◆ Work required
Identify each line containing the word "this" and copy it.

[Data items]
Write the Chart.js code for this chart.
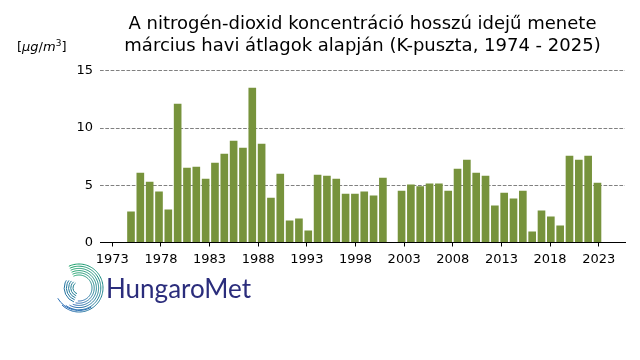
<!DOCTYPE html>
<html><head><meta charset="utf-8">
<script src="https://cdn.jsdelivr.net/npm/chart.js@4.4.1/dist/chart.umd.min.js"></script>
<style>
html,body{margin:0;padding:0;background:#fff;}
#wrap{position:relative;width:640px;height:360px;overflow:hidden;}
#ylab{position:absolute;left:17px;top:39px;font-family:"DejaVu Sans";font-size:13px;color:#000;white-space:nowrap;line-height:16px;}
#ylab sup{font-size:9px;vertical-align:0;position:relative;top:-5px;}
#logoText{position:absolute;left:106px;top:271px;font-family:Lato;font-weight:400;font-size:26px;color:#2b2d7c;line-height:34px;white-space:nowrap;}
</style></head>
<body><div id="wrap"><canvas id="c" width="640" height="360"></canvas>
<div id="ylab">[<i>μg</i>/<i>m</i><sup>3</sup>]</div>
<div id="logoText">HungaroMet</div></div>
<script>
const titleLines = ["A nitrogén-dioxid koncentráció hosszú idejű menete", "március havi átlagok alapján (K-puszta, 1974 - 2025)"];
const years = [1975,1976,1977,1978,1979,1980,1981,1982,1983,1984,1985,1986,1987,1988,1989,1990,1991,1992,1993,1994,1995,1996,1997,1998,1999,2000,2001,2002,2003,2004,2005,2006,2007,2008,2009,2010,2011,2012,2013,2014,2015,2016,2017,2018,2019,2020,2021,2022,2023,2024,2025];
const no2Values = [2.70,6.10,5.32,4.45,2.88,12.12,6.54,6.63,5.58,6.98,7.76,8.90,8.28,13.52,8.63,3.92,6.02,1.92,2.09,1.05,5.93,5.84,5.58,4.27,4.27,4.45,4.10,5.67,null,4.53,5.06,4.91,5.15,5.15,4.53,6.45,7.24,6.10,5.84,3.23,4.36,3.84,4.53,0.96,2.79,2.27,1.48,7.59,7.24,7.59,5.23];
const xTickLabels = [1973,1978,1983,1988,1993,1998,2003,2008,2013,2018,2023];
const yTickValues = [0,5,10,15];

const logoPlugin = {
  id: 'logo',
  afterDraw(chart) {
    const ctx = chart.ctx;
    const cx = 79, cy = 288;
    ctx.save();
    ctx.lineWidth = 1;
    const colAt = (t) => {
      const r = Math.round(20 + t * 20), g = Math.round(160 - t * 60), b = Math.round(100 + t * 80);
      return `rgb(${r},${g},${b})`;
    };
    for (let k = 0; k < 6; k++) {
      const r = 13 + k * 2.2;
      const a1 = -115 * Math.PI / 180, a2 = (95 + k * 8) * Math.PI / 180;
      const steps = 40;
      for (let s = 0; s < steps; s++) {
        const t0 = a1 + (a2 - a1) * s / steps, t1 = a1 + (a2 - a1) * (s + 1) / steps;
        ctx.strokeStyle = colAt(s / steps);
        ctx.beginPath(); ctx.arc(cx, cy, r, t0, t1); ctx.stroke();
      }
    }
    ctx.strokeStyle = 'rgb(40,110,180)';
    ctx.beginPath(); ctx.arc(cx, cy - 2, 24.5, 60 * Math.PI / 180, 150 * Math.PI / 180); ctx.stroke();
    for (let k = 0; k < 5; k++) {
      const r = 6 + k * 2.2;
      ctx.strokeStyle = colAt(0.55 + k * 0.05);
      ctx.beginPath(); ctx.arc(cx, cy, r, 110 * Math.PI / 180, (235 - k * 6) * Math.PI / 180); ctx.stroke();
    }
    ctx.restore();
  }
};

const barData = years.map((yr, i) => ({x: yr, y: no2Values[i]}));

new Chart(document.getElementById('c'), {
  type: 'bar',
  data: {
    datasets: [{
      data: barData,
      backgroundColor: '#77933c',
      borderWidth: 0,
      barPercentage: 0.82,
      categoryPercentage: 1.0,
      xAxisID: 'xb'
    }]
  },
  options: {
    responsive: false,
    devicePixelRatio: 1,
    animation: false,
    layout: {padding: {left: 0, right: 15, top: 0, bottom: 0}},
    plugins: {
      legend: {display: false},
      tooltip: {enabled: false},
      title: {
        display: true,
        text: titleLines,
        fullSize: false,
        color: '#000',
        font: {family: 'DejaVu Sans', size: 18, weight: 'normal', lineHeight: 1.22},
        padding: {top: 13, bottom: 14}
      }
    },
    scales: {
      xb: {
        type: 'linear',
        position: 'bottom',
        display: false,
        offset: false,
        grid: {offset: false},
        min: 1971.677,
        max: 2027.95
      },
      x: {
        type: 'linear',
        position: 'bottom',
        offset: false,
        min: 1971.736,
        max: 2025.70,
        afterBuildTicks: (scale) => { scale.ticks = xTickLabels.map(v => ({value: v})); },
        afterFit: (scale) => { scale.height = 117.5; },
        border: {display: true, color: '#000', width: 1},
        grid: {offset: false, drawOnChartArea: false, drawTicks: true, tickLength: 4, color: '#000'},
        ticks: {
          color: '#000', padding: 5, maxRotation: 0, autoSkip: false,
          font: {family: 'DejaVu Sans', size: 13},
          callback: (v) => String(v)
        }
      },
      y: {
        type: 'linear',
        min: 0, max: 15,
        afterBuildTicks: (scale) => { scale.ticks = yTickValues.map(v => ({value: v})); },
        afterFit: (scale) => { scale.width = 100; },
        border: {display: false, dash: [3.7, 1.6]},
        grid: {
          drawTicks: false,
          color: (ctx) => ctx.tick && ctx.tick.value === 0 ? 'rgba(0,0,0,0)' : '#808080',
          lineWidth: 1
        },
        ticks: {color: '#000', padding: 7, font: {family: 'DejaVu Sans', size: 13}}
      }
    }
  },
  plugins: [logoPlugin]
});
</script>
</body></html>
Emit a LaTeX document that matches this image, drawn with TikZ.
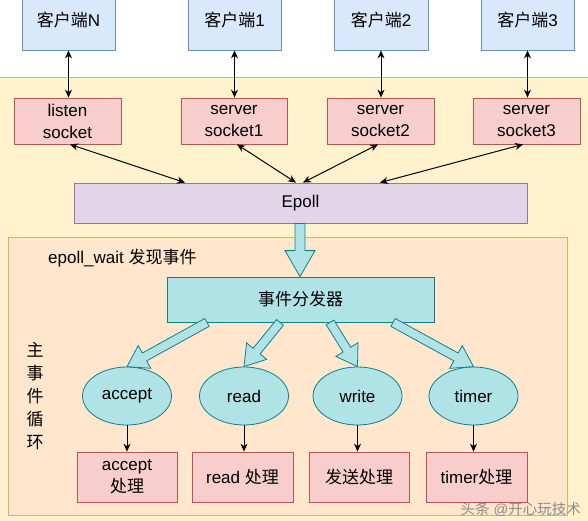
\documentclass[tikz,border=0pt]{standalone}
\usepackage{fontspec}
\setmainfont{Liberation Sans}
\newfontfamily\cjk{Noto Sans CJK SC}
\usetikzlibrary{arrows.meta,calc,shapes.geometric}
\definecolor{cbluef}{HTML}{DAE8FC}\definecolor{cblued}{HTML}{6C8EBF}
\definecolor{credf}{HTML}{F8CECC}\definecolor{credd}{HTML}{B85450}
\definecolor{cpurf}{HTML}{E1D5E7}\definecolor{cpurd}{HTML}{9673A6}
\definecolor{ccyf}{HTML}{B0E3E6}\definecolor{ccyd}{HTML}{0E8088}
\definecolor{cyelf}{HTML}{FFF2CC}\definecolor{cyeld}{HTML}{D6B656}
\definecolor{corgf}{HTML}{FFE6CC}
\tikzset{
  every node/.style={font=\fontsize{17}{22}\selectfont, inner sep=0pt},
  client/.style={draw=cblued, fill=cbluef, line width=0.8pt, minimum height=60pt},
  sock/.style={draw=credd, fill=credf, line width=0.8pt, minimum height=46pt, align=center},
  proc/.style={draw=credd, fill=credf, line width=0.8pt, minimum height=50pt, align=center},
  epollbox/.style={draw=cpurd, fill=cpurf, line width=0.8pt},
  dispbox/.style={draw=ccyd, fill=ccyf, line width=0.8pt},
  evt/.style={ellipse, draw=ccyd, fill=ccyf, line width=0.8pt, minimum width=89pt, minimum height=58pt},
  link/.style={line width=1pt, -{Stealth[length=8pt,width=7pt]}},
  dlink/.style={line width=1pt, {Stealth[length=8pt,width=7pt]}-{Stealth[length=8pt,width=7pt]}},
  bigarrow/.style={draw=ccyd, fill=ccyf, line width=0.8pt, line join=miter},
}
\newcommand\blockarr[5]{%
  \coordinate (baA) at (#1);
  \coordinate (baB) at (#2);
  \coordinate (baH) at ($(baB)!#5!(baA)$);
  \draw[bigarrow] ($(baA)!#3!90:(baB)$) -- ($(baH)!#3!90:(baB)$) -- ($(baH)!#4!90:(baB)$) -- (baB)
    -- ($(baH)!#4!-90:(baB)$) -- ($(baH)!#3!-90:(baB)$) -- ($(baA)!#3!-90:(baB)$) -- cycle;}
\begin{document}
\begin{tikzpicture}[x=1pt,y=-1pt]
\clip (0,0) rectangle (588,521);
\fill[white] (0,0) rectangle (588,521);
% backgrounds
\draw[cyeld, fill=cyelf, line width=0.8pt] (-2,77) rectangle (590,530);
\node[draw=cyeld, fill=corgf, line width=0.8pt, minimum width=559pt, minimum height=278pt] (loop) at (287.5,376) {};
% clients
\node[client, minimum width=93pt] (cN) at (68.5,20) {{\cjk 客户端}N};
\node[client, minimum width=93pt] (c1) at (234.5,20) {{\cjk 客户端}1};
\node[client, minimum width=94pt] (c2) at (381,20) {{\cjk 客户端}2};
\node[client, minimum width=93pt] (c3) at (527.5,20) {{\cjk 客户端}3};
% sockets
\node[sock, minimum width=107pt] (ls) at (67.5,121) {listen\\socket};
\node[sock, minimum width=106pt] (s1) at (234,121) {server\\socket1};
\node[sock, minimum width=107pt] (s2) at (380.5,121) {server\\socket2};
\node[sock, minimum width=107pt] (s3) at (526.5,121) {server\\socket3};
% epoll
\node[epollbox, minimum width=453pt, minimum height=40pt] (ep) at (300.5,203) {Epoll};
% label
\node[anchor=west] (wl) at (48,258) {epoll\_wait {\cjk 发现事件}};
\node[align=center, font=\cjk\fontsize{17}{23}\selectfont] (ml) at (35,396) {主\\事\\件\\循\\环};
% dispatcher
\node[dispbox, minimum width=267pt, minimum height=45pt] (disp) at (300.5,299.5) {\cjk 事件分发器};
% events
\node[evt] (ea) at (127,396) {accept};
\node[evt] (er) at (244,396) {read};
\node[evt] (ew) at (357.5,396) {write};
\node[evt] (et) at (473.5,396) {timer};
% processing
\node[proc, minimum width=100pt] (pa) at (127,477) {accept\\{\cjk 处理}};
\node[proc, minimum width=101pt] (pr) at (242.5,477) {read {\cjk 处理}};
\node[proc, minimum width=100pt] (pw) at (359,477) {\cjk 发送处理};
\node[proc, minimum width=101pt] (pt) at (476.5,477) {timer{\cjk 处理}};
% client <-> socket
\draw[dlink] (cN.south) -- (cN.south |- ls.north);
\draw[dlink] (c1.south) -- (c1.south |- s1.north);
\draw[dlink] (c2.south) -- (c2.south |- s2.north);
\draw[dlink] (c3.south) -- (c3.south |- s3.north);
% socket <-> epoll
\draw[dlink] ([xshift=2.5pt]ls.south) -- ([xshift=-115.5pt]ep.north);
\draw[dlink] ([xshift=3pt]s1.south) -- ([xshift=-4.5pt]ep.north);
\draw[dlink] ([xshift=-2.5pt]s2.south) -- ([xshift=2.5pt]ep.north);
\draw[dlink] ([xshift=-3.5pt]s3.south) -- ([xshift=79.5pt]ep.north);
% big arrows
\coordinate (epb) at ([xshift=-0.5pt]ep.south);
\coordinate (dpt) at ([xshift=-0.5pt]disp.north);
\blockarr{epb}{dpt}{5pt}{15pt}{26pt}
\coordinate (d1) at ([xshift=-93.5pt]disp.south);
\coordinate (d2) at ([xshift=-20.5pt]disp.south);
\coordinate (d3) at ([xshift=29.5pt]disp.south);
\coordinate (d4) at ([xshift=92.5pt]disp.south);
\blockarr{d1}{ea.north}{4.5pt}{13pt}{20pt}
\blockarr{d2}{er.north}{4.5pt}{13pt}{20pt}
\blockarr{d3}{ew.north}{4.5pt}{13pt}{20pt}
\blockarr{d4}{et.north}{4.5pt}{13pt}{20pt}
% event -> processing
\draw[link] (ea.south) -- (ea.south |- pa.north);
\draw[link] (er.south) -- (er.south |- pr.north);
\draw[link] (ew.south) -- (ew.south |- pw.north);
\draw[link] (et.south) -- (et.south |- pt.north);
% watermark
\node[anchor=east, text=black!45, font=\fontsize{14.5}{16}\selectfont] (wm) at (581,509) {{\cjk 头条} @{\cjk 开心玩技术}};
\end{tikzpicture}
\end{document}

◆ Answer for the task
Write the Chart.js code for this chart.
Emit a LaTeX document that matches this image, drawn with TikZ.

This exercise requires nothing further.